The Shimmy nightclub is accused of installing the spy mirror between the toilets and a function room allegedly rented to private parties for £800.

Photographs posted on social media show male clubbers pointing through the windows at women as they wash their hands.

A spokesman for Glasgow's licensing board said: "We can confirm we have received applications for a licence review from both Police Scotland and licensing standards officers."

Licensing laws allow for accelerated reviews of licences if the police or other agencies have concerns, but the speed with which the Shimmy Club has come to the licensing board has surprised many in the trade. Doubts have also been cast on whether any appeal to the courts would be successful.

One industry source said: "The range of punishments is pretty wide, from limiting hours to a suspension or a straight closure."

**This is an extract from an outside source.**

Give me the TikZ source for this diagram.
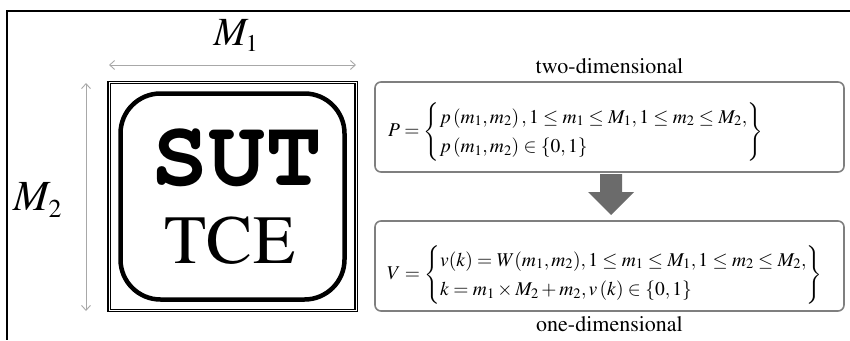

When it emerged the Shimmy Club, owned by the Scots entertainment mogul Stefan King, had installed the mirrors concerns were dismissed with the claim they were "a bit of fun". The nightclub is alleged to have marketed the function room as part of a "smoke and mirrors" promotion.

Mr Matheson has said he wants the licensing board to "take the strongest possible action".

Ms Curran said: "When this was first uncovered, people across Scotland were rightly appalled. I wrote to Police Scotland, the leader of Glasgow City Council and the Licensing Board asking them to investigate. It's completely unacceptable to think that women on a night out could be spied on for entertainment."

G1 did not respond to Herald inquiries last night.